Synthetic data is no longer a peripheral experiment. It has become embedded in how modern teams develop, test, and train systems. At its simplest, synthetic data generation (SDG) creates artificial datasets that behave like real data, without the burden of privacy risks or regulatory exposure.
This space is growing rapidly in 2026. The following are five cloud-first platforms shaping how organizations approach synthetic data generation today.
1. K2view
K2view does not position synthetic data as a standalone capability. It treats it as part of a broader data lifecycle – and that philosophy is reflected in the platform’s architecture.
Rather than focusing only on generation, K2view manages the full pipeline: extracting data from multiple systems, subsetting, transforming, and then generating synthetic data that maintains the behavior of the original. A key differentiator is its ability to preserve referential integrity across complex, multi-source environments – an area where many SDG tools struggle in real-world implementations.
The platform combines GenAI-driven and rules-based generation methods, giving teams flexibility depending on whether they prioritize control, accuracy, or speed. It also integrates with CI/CD pipelines, enabling synthetic data to be delivered as part of automated workflows.
The trade-off is complexity. It is not a plug-and-play solution and requires planning, particularly in large enterprise environments. However, for organizations with legacy systems, multiple data sources, and strict governance requirements, that depth becomes a strength rather than a limitation.
Where it fits best: Large enterprises that require scalable, compliant, and self-service synthetic data across complex, heterogeneous environments.
2. MOSTLY AI
MOSTLY AI has built its reputation on accessibility – making synthetic data usable not just for engineers, but for a broader audience.
It offers a clean interface and intuitive workflows, enabling teams to generate high-fidelity datasets that closely resemble real data. One notable capability is its use of fidelity metrics, allowing users to measure how closely synthetic data aligns with original datasets – a feature often overlooked in simpler tools.

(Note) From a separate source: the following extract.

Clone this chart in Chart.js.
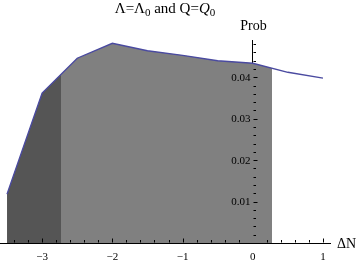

The platform supports multi-relational datasets and integrates via APIs, making it suitable for analytics and model training pipelines. However, flexibility can decrease when dealing with highly complex or deeply hierarchical data relationships.
Overall, MOSTLY AI is well suited for teams that prioritize ease of use and speed over deep customization.
Where it fits best: Mid-sized to large organizations needing fast, privacy-safe synthetic data generation with minimal complexity.
3. YData Fabric
YData Fabric operates at the intersection of data preparation and synthetic data generation. It not only generates synthetic data, but also helps teams understand and improve data quality before using it in machine learning workflows.
The platform supports multiple data types – including tabular, relational, and time-series – and combines data profiling with generation. This integrated approach can significantly improve dataset readiness for AI models.
However, the platform assumes a certain level of data science expertise. It is less accessible to non-technical users and may not meet the full range of enterprise compliance requirements found in more governance-focused solutions.
Where it fits best: Teams building ML models that require both data preparation and synthetic data generation in a unified environment.
4. Gretel workflows
Gretel approaches synthetic data from a developer-centric perspective. Rather than focusing on user interfaces, it emphasizes embedding synthetic data generation directly into engineering workflows.
The platform supports structured and unstructured data, and enables automation through pipeline scheduling, APIs, and CI/CD integration. This makes it particularly effective in environments where data must move quickly between development, testing, and production stages.
While it offers no-code and low-code options, its primary strength lies in API-driven workflows. Its cloud-first architecture and developer orientation may limit accessibility for non-technical users.
Where it fits best: Engineering teams embedding synthetic data into DevOps, testing, and machine learning pipelines.
5. Hazy (now part of SAS data maker)
Hazy takes a compliance-first approach to synthetic data generation. Rather than treating privacy as an afterthought, it builds on techniques such as differential privacy and advanced anonymization to enable safe data sharing.
This makes it particularly relevant for regulated industries such as financial services, healthcare, and insurance. The platform supports both cloud and on-prem deployment and integrates with enterprise systems.
That said, this level of compliance introduces complexity. Implementation can be time-consuming and may require specialized expertise.
Where it fits best: Highly regulated organizations that require secure, compliant synthetic data for data sharing and analytics.
The bigger shift
In 2026, the conversation is no longer about how many synthetic data tools exist, but about how effectively they are integrated into development workflows.
Synthetic data is no longer just a workaround – it is becoming a foundational layer in modern data architectures, particularly where AI, privacy, and speed intersect.
The direction is clear. As AI models become more data-intensive and privacy regulations tighten, synthetic data is evolving into a core capability. The platforms that will stand out are those that balance realism, control, compliance, and seamless integration – without slowing down delivery.